Et alors que l'armée Autrichienne fait une pause à Troyes pour attendre le résultat des négociations, Blucher, soutenu secrètement par le TSar, reprend sa marche sur Paris. Et c'est là que Napoléon va profiter de la séparation de l'armée coalisée et la marche intempestive de Blucher pour infliger à Blucher une série de défaite entre le 10 et 12 février. L'Autriche reste passive, satisfaite de voir les prussiens et russes malmenés, fait une timide avancée sur Montereau pour dégager son allié. Mais à peine Napoléon montre le bout de son nez que l'armée autrichienne se replie de 100 kilomètres en 2 jours.
Le Tsar vient enfin réclamer une accélération des négociations. Mais cette fois, c'est Napoléon qui vient contrarier les plans autrichiens en refusant tout net les frontières de 1792. Il veut revenir aux frontières naturelles. Les dissensions au sein de la coalition se font jour. Les russes et prussiens refusent, les autrichiens sont pour, l'Angleterre tente de concilier les deux camps.
Bon gré mal gré, l'Autriche se résout à reprendre timidement l'offensive militaire. Blucher lui n'a pas perdu de temps. Il est remonté plein nord sur Laon pour faire sa jonction avec les corps prussiens et russes de l'armée de Silésie (Bernadotte se hâte lentement contre son ancienne patrie, très lentement, trop lentement pour ne pas éveiller les soupçons. Les corps russes et prussiens sont retirés de sont commandement). Napoléon tente une nouvelle fois de battre Blucher séparément. Il échoue à Laon le 1er mars. L'Autriche renouvelle ses propositions de paix. Napoléon refuse à nouveau.

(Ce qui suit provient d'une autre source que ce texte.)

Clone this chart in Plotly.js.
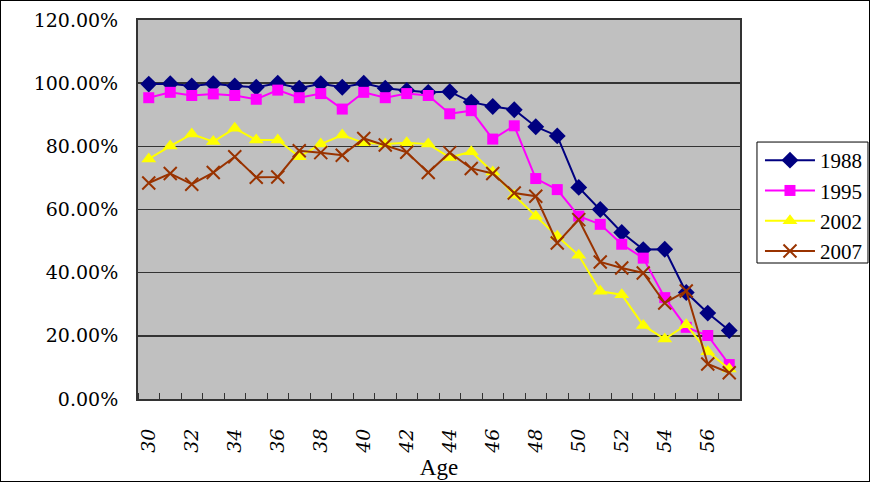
<!DOCTYPE html>
<html>
<head>
<meta charset="utf-8">
<script src="https://cdn.plot.ly/plotly-3.0.1.min.js"></script>
<style>
html,body{margin:0;padding:0;background:#fff;}
#chart{width:868px;height:480px;border:1px solid #000;}
</style>
</head>
<body>
<div id="chart"></div>
<script>
var ages = [30,31,32,33,34,35,36,37,38,39,40,41,42,43,44,45,46,47,48,49,50,51,52,53,54,55,56,57];
var s1988 = [0.997,0.998,0.991,0.998,0.991,0.987,1.000,0.984,0.998,0.987,1.000,0.984,0.977,0.971,0.973,0.940,0.926,0.916,0.862,0.833,0.670,0.600,0.527,0.473,0.474,0.337,0.272,0.217];
var s1995 = [0.954,0.971,0.961,0.966,0.961,0.949,0.978,0.954,0.967,0.918,0.971,0.954,0.967,0.961,0.903,0.913,0.823,0.865,0.698,0.663,0.579,0.553,0.490,0.446,0.321,0.227,0.201,0.109];
var s2002 = [0.760,0.801,0.839,0.815,0.857,0.820,0.820,0.767,0.807,0.836,0.811,0.807,0.811,0.807,0.765,0.783,0.719,0.645,0.579,0.515,0.455,0.341,0.330,0.233,0.190,0.235,0.150,0.095];
var s2007 = [0.684,0.714,0.680,0.717,0.767,0.702,0.703,0.786,0.780,0.772,0.825,0.804,0.781,0.717,0.780,0.730,0.714,0.652,0.642,0.494,0.568,0.434,0.415,0.399,0.304,0.342,0.111,0.083];
var seriesNames = ['1988','1995','2002','2007'];
var yTickVals = [0,0.2,0.4,0.6,0.8,1.0,1.2];
var xTickVals = [30,32,34,36,38,40,42,44,46,48,50,52,54,56];

var serif = 'Liberation Serif, DejaVu Serif, serif';
var traces = [
  {x: ages, y: s1988, name: seriesNames[0], mode: 'lines+markers', type: 'scatter',
   line: {color: '#000080', width: 2}, marker: {symbol: 'diamond', size: 13, color: '#000080'}},
  {x: ages, y: s1995, name: seriesNames[1], mode: 'lines+markers', type: 'scatter',
   line: {color: '#FF00FF', width: 2}, marker: {symbol: 'square', size: 11, color: '#FF00FF'}},
  {x: ages, y: s2002, name: seriesNames[2], mode: 'lines+markers', type: 'scatter',
   line: {color: '#FFFF00', width: 2}, marker: {symbol: 'triangle-up', size: 13, color: '#FFFF00'}},
  {x: ages, y: s2007, name: seriesNames[3], mode: 'lines+markers', type: 'scatter',
   line: {color: '#993300', width: 2}, marker: {symbol: 'x-thin-open', size: 13, line: {color: '#993300', width: 2}}}
];

var layout = {
  width: 868, height: 480,
  margin: {l: 137, r: 129, t: 19, b: 82},
  paper_bgcolor: '#ffffff',
  plot_bgcolor: '#c0c0c0',
  showlegend: true,
  legend: {
    xref: 'container', yref: 'container',
    x: 0.8744, y: 0.7104, xanchor: 'left', yanchor: 'top',
    bgcolor: 'rgba(0,0,0,0)', borderwidth: 0,
    font: {family: serif, size: 21, color: '#000'},
    itemwidth: 50
  },
  shapes: [
    {type: 'rect', xref: 'paper', yref: 'paper', x0: 1.0282, x1: 1.2126, y0: 0.3588, y1: 0.678,
     fillcolor: '#ffffff', line: {color: '#000', width: 1}, layer: 'above'}
  ],
  xaxis: {
    range: [29.5, 57.5],
    tickmode: 'array', tickvals: xTickVals, ticktext: xTickVals.map(String),
    tickangle: -90,
    ticks: '', showgrid: false, zeroline: false,
    showline: true, linecolor: '#333', linewidth: 2, mirror: true,
    tickfont: {family: 'DejaVu Serif, serif', size: 19, color: '#000', style: 'italic'},
    ticklabelstandoff: 20,
    minor: {tick0: 29.5, dtick: 1, ticks: 'inside', ticklen: 6, tickcolor: '#333', showgrid: false},
    title: {text: 'Age', font: {family: serif, size: 23, color: '#000'}, standoff: 6}
  },
  yaxis: {
    range: [0, 1.2],
    tickmode: 'array', tickvals: yTickVals,
    tickformat: '.2%',
    ticks: '', showgrid: true, gridcolor: '#333', gridwidth: 1.5, zeroline: false,
    showline: true, linecolor: '#333', linewidth: 2, mirror: true,
    tickfont: {family: 'DejaVu Serif, serif', size: 19, color: '#000'},
    ticklabelstandoff: 14
  }
};

Plotly.newPlot('chart', traces, layout, {displayModeBar: false, staticPlot: true});
</script>
</body>
</html>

Le 15 mars, les coalisés signent le traité de Chaumont. Ils se jurent de ne pas déposer les armes tant que l'objectif fixé entre eux n'est pas atteins. Cet objectif n'est pas énoncé dans le traité mais on le connait tous désormais : marcher sur Paris et renverser Napoléon.
Napoléon lui continue de croire en sa victoire militaire. Il marche sur Saint Dizier, écrase un corps russe, puis sur Arçis-sur-Aube contre les autrichiens. Mais cette fois l'armée autrichienne ne recule plus. Au contraire elle avance. Napoléon est battu. Il se lance vers l'Est. Mais une fois que l'objectif politique est clairement défini, les coalisés s'en tiennent au plan : marcher sur Paris et y renverser Napoléon.
Le 24 mars, les armées de Schwarzenberg et de Blucher marchent conjointement sur Paris, ignorant Napoléon, et remportant deux bataille à Fère-Champenoise le 25 mars puis à Paris le 30 mars.
Si l'objectif politique avait été fixé dès le début décembre 1813 et que tous les moyens avaient été mis dans ce but, "la campagne de France" se serait probablement réduite à une bataille sous les murs de Paris à la mi janvier.